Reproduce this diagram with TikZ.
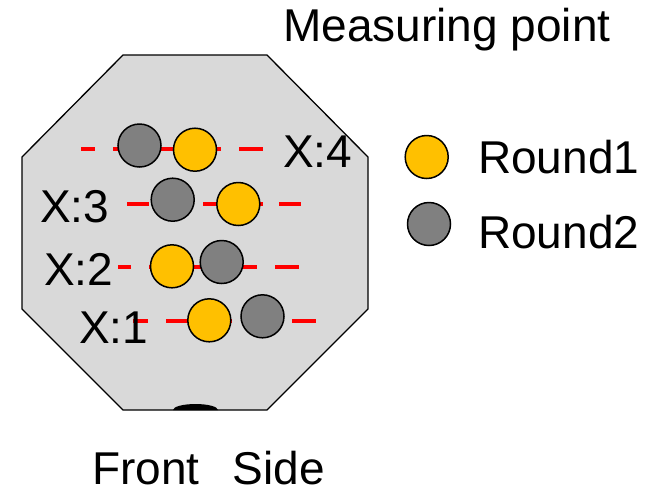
\documentclass[tikz,border=0pt]{standalone}
\usepackage{fontspec}
\setmainfont{Liberation Sans}
\usepackage{tikz}

\definecolor{plate}{HTML}{D9D9D9}
\definecolor{roundA}{HTML}{FFC000}
\definecolor{roundB}{HTML}{808080}

\tikzset{
  ballA/.style={circle, draw=black, line width=1.5pt, fill=roundA, minimum size=43pt, inner sep=0pt},
  ballB/.style={circle, draw=black, line width=1.5pt, fill=roundB, minimum size=43pt, inner sep=0pt},
  track/.style={red, line width=4pt, dash pattern=on 24pt off 18pt, dash phase=10pt},
  lbl/.style={anchor=base west, inner sep=0pt, font=\fontsize{46}{52}\selectfont}
}

\begin{document}
\begin{tikzpicture}[x=1pt,y=-1pt]
\useasboundingbox (0,0) rectangle (658,491);
% plate
\draw[fill=plate, line width=1.3pt] (123,55) -- (267,55) -- (368,157) -- (368,309)
  -- (267,410) -- (123,410) -- (22,309) -- (22,157) -- cycle;
\fill (173,410) arc[start angle=180, end angle=360, x radius=22.5, y radius=6] -- cycle;
%
\draw[track] (81,149) -- (263,149);
\draw[track, dash pattern=on 22pt off 16pt, dash phase=0pt] (127,204) -- (301,204);
\draw[track, dash phase=11pt] (118,267) -- (301,267);
\draw[track, dash phase=9pt] (133,321) -- (317,321);
%
\node[ballB] (b4) at (139.5,145.5) {};
\node[ballA] (a4) at (195,149.7) {};
\node[ballB] (b3) at (172.7,199.7) {};
\node[ballA] (a3) at (238.3,204) {};
\node[ballA] (a2) at (172,266.3) {};
\node[ballB] (b2) at (221.7,262) {};
\node[ballA] (a1) at (209.3,320.3) {};
\node[ballB] (b1) at (262.5,316.3) {};
%
\node[lbl] (x4) at (283,167) {X:4};
\node[lbl] (x3) at (40,222) {X:3};
\node[lbl] (x2) at (44,285) {X:2};
\node[lbl] (x1) at (79,343) {X:1};
%
\node[ballA] (keyA) at (426.7,157) {};
\node[ballB] (keyB) at (429,224) {};
\node[lbl] (txtA) at (478,173) {Round1};
\node[lbl] (txtB) at (478,248) {Round2};
%
\node[lbl] (title) at (283,41) {Measuring point};
\node[lbl] (front) at (92,484) {Front\hspace{33pt}Side};
\end{tikzpicture}
\end{document}
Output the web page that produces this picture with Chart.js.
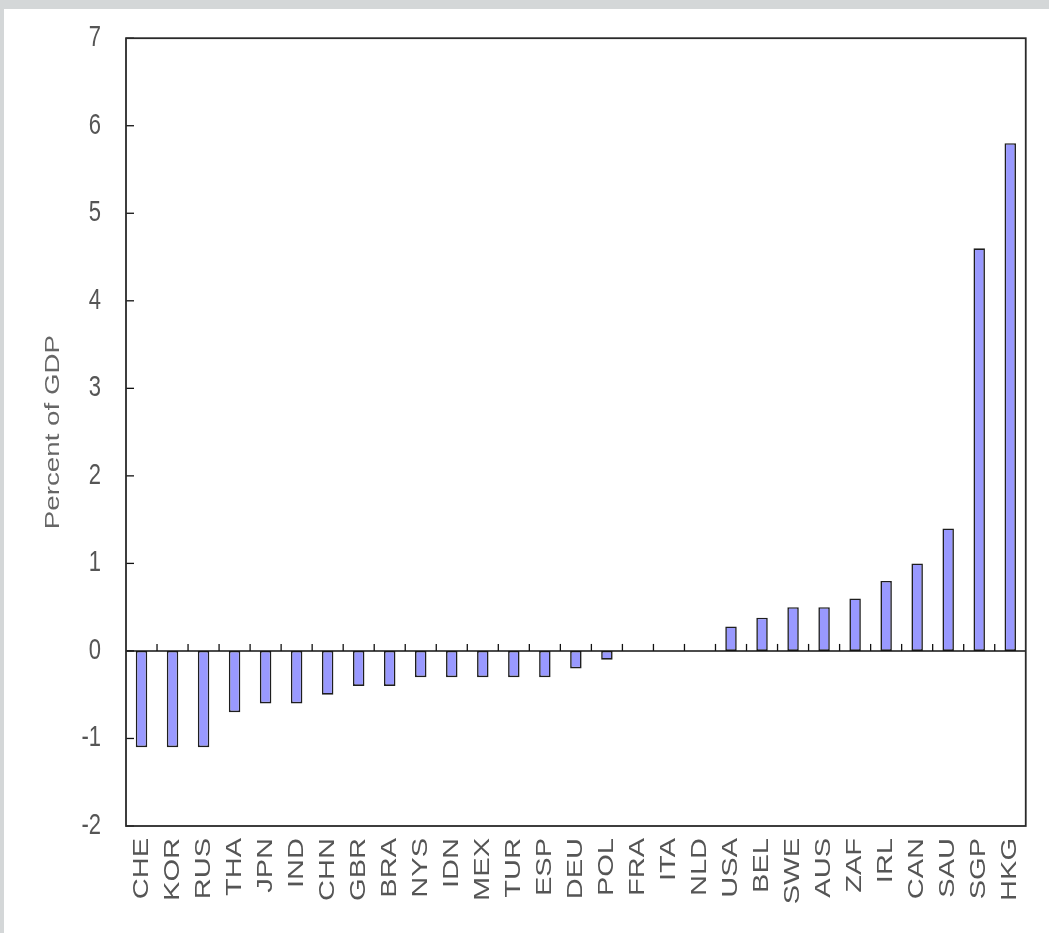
<!DOCTYPE html>
<html>
<head>
<meta charset="utf-8">
<script src="https://cdn.jsdelivr.net/npm/chart.js@4/dist/chart.umd.min.js"></script>
<style>
  html, body { margin: 0; padding: 0; width: 1049px; height: 933px; overflow: hidden; background: #d4d7d8; }
  #panel { position: absolute; left: 4px; top: 9px; right: 0; bottom: 0; background: #ffffff; }
  #c { position: absolute; left: 0; top: 0; width: 1049px; height: 933px; }
</style>
</head>
<body>
<div id="panel"></div>
<canvas id="c" width="1049" height="933"></canvas>
<script>
// ---- data ----
const categories = ["CHE","KOR","RUS","THA","JPN","IND","CHN","GBR","BRA","NYS","IDN","MEX","TUR","ESP","DEU","POL","FRA","ITA","NLD","USA","BEL","SWE","AUS","ZAF","IRL","CAN","SAU","SGP","HKG"];
const values = [-1.1,-1.1,-1.1,-0.7,-0.6,-0.6,-0.5,-0.4,-0.4,-0.3,-0.3,-0.3,-0.3,-0.3,-0.2,-0.1,0,0,0,0.28,0.38,0.5,0.5,0.6,0.8,1.0,1.4,4.6,5.8];
const yTicks = [-2,-1,0,1,2,3,4,5,6,7];
const yTitle = "Percent of GDP";

const FONT = "'Liberation Sans', Arial, sans-serif";
const TEXT_STRETCH = 1.32; // text in the reference is drawn taller than wide

const canvas = document.getElementById('c');
const ctx2d = canvas.getContext('2d');
const origFillText = ctx2d.fillText;
ctx2d.fillText = function (text, x, y, maxW) {
  const m = this.getTransform();
  const p = m.transformPoint(new DOMPoint(x, y));
  this.save();
  this.setTransform(new DOMMatrix().translate(p.x, p.y).scale(1, TEXT_STRETCH).translate(-p.x, -p.y).multiply(m));
  if (maxW === undefined) origFillText.call(this, text, x, y);
  else origFillText.call(this, text, x, y, maxW);
  this.restore();
};

const framePlugin = {
  id: 'frame',
  afterDatasetsDraw(chart) {
    const ctx = chart.ctx;
    const a = chart.chartArea;
    const xs = chart.scales.x, ys = chart.scales.y;
    ctx.save();
    const y0 = ys.getPixelForValue(0);
    ctx.strokeStyle = '#111';
    ctx.lineWidth = 1.6;
    ctx.beginPath();
    ctx.moveTo(a.left, y0); ctx.lineTo(a.right, y0);
    ctx.stroke();
    ctx.lineWidth = 1.3;
    for (let i = 1; i < categories.length; i++) {
      const x = (xs.getPixelForValue(i - 1) + xs.getPixelForValue(i)) / 2;
      ctx.beginPath();
      ctx.moveTo(x, y0); ctx.lineTo(x, y0 - 7);
      ctx.stroke();
    }
    yTicks.forEach(v => {
      const y = ys.getPixelForValue(v);
      ctx.beginPath();
      ctx.moveTo(a.left, y); ctx.lineTo(a.left + 8, y);
      ctx.stroke();
    });
    ctx.strokeStyle = '#2a2a2a';
    ctx.lineWidth = 1.8;
    ctx.strokeRect(a.left, a.top, a.right - a.left, a.bottom - a.top);
    ctx.restore();
  }
};

new Chart(canvas, {
  type: 'bar',
  data: {
    labels: categories,
    datasets: [{
      data: values,
      backgroundColor: '#9999ff',
      borderColor: '#1e1e1e',
      borderWidth: 1.6,
      borderSkipped: false,
      barPercentage: 0.37,
      categoryPercentage: 1.0
    }]
  },
  options: {
    responsive: false,
    animation: false,
    devicePixelRatio: 1,
    layout: { padding: { left: 0, top: 37, right: 21, bottom: 0 } },
    plugins: { legend: { display: false }, tooltip: { enabled: false }, title: { display: false } },
    scales: {
      x: {
        grid: { display: false, drawTicks: false },
        border: { display: false },
        ticks: {
          color: '#555555',
          font: { family: FONT, size: 22 },
          maxRotation: 90, minRotation: 90,
          padding: 12,
          autoSkip: false
        },
        afterFit(s) { s.height = 107; }
      },
      y: {
        min: -2, max: 7,
        grid: { display: false, drawTicks: false },
        border: { display: false },
        ticks: {
          stepSize: 1,
          color: '#555555',
          font: { family: FONT, size: 22 },
          padding: 25
        },
        title: {
          display: true,
          text: yTitle,
          color: '#666',
          font: { family: FONT, size: 21 },
          padding: { top: 41, bottom: 0 }
        },
        afterFit(s) { s.width = 126; }
      }
    }
  },
  plugins: [framePlugin]
});
</script>
</body>
</html>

* * * * * * * * *

## [EXERCISE REQUIREMENTS]
Output, exactly, all the records above; include no pictures.

## [SOLVED PROBLEM]
Reproduce this diagram with TikZ.
\documentclass[tikz,border=0pt]{standalone}
\usepackage{fontspec}
\setmainfont{Liberation Sans}
\usepackage{tikz}

\definecolor{plate}{HTML}{D9D9D9}
\definecolor{roundA}{HTML}{FFC000}
\definecolor{roundB}{HTML}{808080}

\tikzset{
  ballA/.style={circle, draw=black, line width=1.5pt, fill=roundA, minimum size=43pt, inner sep=0pt},
  ballB/.style={circle, draw=black, line width=1.5pt, fill=roundB, minimum size=43pt, inner sep=0pt},
  track/.style={red, line width=4pt, dash pattern=on 24pt off 18pt, dash phase=10pt},
  lbl/.style={anchor=base west, inner sep=0pt, font=\fontsize{46}{52}\selectfont}
}

\begin{document}
\begin{tikzpicture}[x=1pt,y=-1pt]
\useasboundingbox (0,0) rectangle (658,491);
% plate
\draw[fill=plate, line width=1.3pt] (123,55) -- (267,55) -- (368,157) -- (368,309)
  -- (267,410) -- (123,410) -- (22,309) -- (22,157) -- cycle;
\fill (173,410) arc[start angle=180, end angle=360, x radius=22.5, y radius=6] -- cycle;
%
\draw[track] (81,149) -- (263,149);
\draw[track, dash pattern=on 22pt off 16pt, dash phase=0pt] (127,204) -- (301,204);
\draw[track, dash phase=11pt] (118,267) -- (301,267);
\draw[track, dash phase=9pt] (133,321) -- (317,321);
%
\node[ballB] (b4) at (139.5,145.5) {};
\node[ballA] (a4) at (195,149.7) {};
\node[ballB] (b3) at (172.7,199.7) {};
\node[ballA] (a3) at (238.3,204) {};
\node[ballA] (a2) at (172,266.3) {};
\node[ballB] (b2) at (221.7,262) {};
\node[ballA] (a1) at (209.3,320.3) {};
\node[ballB] (b1) at (262.5,316.3) {};
%
\node[lbl] (x4) at (283,167) {X:4};
\node[lbl] (x3) at (40,222) {X:3};
\node[lbl] (x2) at (44,285) {X:2};
\node[lbl] (x1) at (79,343) {X:1};
%
\node[ballA] (keyA) at (426.7,157) {};
\node[ballB] (keyB) at (429,224) {};
\node[lbl] (txtA) at (478,173) {Round1};
\node[lbl] (txtB) at (478,248) {Round2};
%
\node[lbl] (title) at (283,41) {Measuring point};
\node[lbl] (front) at (92,484) {Front\hspace{33pt}Side};
\end{tikzpicture}
\end{document}
Output the web page that produces this picture with Chart.js.
<!DOCTYPE html>
<html>
<head>
<meta charset="utf-8">
<script src="https://cdn.jsdelivr.net/npm/chart.js@4/dist/chart.umd.min.js"></script>
<style>
  html, body { margin: 0; padding: 0; width: 1049px; height: 933px; overflow: hidden; background: #d4d7d8; }
  #panel { position: absolute; left: 4px; top: 9px; right: 0; bottom: 0; background: #ffffff; }
  #c { position: absolute; left: 0; top: 0; width: 1049px; height: 933px; }
</style>
</head>
<body>
<div id="panel"></div>
<canvas id="c" width="1049" height="933"></canvas>
<script>
// ---- data ----
const categories = ["CHE","KOR","RUS","THA","JPN","IND","CHN","GBR","BRA","NYS","IDN","MEX","TUR","ESP","DEU","POL","FRA","ITA","NLD","USA","BEL","SWE","AUS","ZAF","IRL","CAN","SAU","SGP","HKG"];
const values = [-1.1,-1.1,-1.1,-0.7,-0.6,-0.6,-0.5,-0.4,-0.4,-0.3,-0.3,-0.3,-0.3,-0.3,-0.2,-0.1,0,0,0,0.28,0.38,0.5,0.5,0.6,0.8,1.0,1.4,4.6,5.8];
const yTicks = [-2,-1,0,1,2,3,4,5,6,7];
const yTitle = "Percent of GDP";

const FONT = "'Liberation Sans', Arial, sans-serif";
const TEXT_STRETCH = 1.32; // text in the reference is drawn taller than wide

const canvas = document.getElementById('c');
const ctx2d = canvas.getContext('2d');
const origFillText = ctx2d.fillText;
ctx2d.fillText = function (text, x, y, maxW) {
  const m = this.getTransform();
  const p = m.transformPoint(new DOMPoint(x, y));
  this.save();
  this.setTransform(new DOMMatrix().translate(p.x, p.y).scale(1, TEXT_STRETCH).translate(-p.x, -p.y).multiply(m));
  if (maxW === undefined) origFillText.call(this, text, x, y);
  else origFillText.call(this, text, x, y, maxW);
  this.restore();
};

const framePlugin = {
  id: 'frame',
  afterDatasetsDraw(chart) {
    const ctx = chart.ctx;
    const a = chart.chartArea;
    const xs = chart.scales.x, ys = chart.scales.y;
    ctx.save();
    const y0 = ys.getPixelForValue(0);
    ctx.strokeStyle = '#111';
    ctx.lineWidth = 1.6;
    ctx.beginPath();
    ctx.moveTo(a.left, y0); ctx.lineTo(a.right, y0);
    ctx.stroke();
    ctx.lineWidth = 1.3;
    for (let i = 1; i < categories.length; i++) {
      const x = (xs.getPixelForValue(i - 1) + xs.getPixelForValue(i)) / 2;
      ctx.beginPath();
      ctx.moveTo(x, y0); ctx.lineTo(x, y0 - 7);
      ctx.stroke();
    }
    yTicks.forEach(v => {
      const y = ys.getPixelForValue(v);
      ctx.beginPath();
      ctx.moveTo(a.left, y); ctx.lineTo(a.left + 8, y);
      ctx.stroke();
    });
    ctx.strokeStyle = '#2a2a2a';
    ctx.lineWidth = 1.8;
    ctx.strokeRect(a.left, a.top, a.right - a.left, a.bottom - a.top);
    ctx.restore();
  }
};

new Chart(canvas, {
  type: 'bar',
  data: {
    labels: categories,
    datasets: [{
      data: values,
      backgroundColor: '#9999ff',
      borderColor: '#1e1e1e',
      borderWidth: 1.6,
      borderSkipped: false,
      barPercentage: 0.37,
      categoryPercentage: 1.0
    }]
  },
  options: {
    responsive: false,
    animation: false,
    devicePixelRatio: 1,
    layout: { padding: { left: 0, top: 37, right: 21, bottom: 0 } },
    plugins: { legend: { display: false }, tooltip: { enabled: false }, title: { display: false } },
    scales: {
      x: {
        grid: { display: false, drawTicks: false },
        border: { display: false },
        ticks: {
          color: '#555555',
          font: { family: FONT, size: 22 },
          maxRotation: 90, minRotation: 90,
          padding: 12,
          autoSkip: false
        },
        afterFit(s) { s.height = 107; }
      },
      y: {
        min: -2, max: 7,
        grid: { display: false, drawTicks: false },
        border: { display: false },
        ticks: {
          stepSize: 1,
          color: '#555555',
          font: { family: FONT, size: 22 },
          padding: 25
        },
        title: {
          display: true,
          text: yTitle,
          color: '#666',
          font: { family: FONT, size: 21 },
          padding: { top: 41, bottom: 0 }
        },
        afterFit(s) { s.width = 126; }
      }
    }
  },
  plugins: [framePlugin]
});
</script>
</body>
</html>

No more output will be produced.